Let’s dig in a bit further. We can use the sophisticated query language of FiftyOne to easily find all predictions that did not match the ground truth yet were predicted with high confidence. These will generally be the most confusing samples for the dataset and the ones from which we can gather the most insight.

from fiftyone import ViewField as F

# Display FiftyOne app, but include only the wrong predictions that 
# were predicted with high confidence
false_view = (
    test_view
    .match(F("eval_simple") == False)
    .filter_labels("ann_prediction", F("confidence") > 0.7)
)
session.view = false_view

These are the most confusing samples for the model, and, as you can see, they are fairly irregular compared to other images in the dataset. A next step we could take to improve the model's performance could be to use FiftyOne to additional curate samples similar to these. Those samples can then be annotated through the integrations between FiftyOne and tools like CVAT and Labelbox. Additionally, we could use some more vectors for training or perform a fine-tuning of the model with similarity learning, for example, using the triplet loss. But now, this example of using FiftyOne and Quadrant for vector similarity classification is already working well.

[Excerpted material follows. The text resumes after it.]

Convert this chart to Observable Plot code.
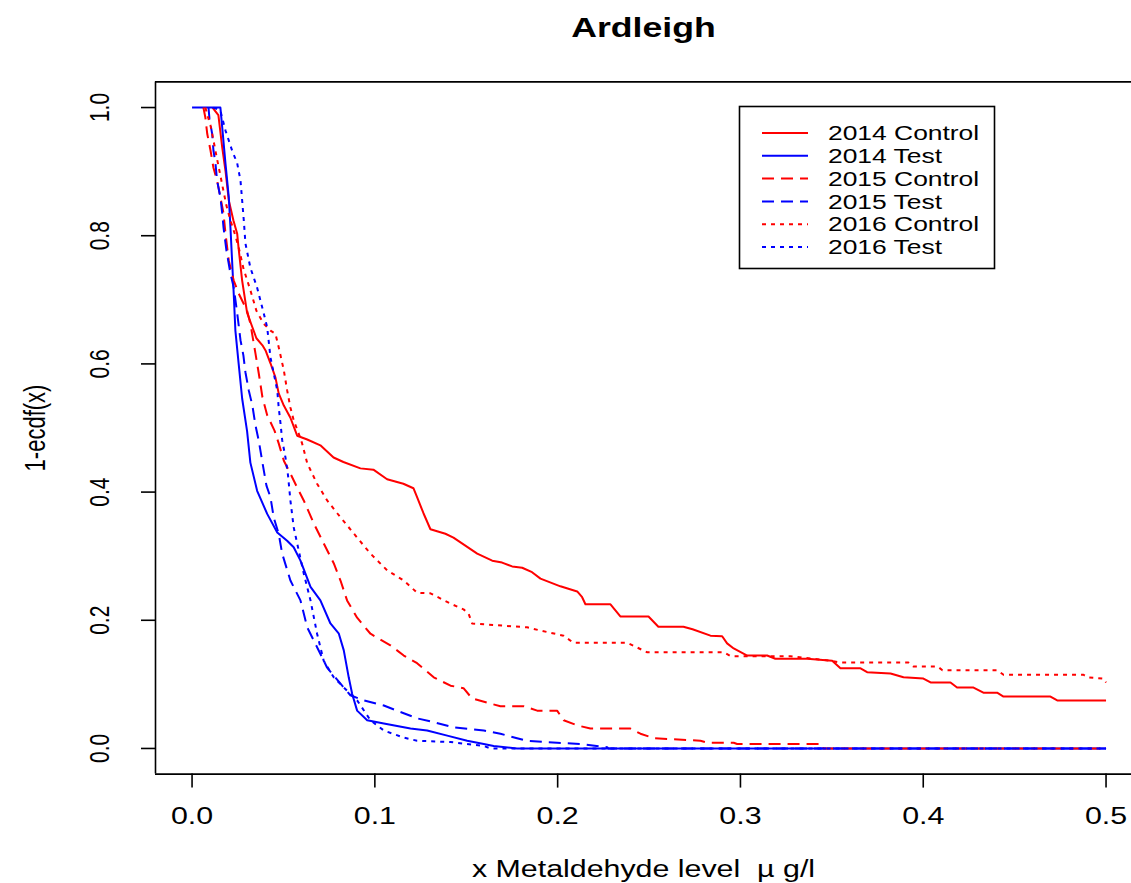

And that’s it! As simple as that, we created an ANN classification model using FiftyOne with Qdrant as an embedding backend, so finding the similarity between vectors can stop being a bottleneck as it would in the case of a traditional k-NN.

Try It Yourself

The notebook contains the source code of what you saw in this. Additionally, it includes a realistic use case of this process to perform pre-annotation of night and day attributes on the BDD100K road-scene dataset.

FiftyOne and Qdrant can be used together to efficiently perform a nearest-neighbor search on embeddings and act on the results on your image and video datasets. The beauty of this process lies in its flexibility and repeatability. You can easily load additional ground truth labels for new fields into both FiftyOne and Qdrant and repeat this pre-annotation process using the existing embeddings. This can quickly cut down on annotation costs and result in higher-quality datasets faster.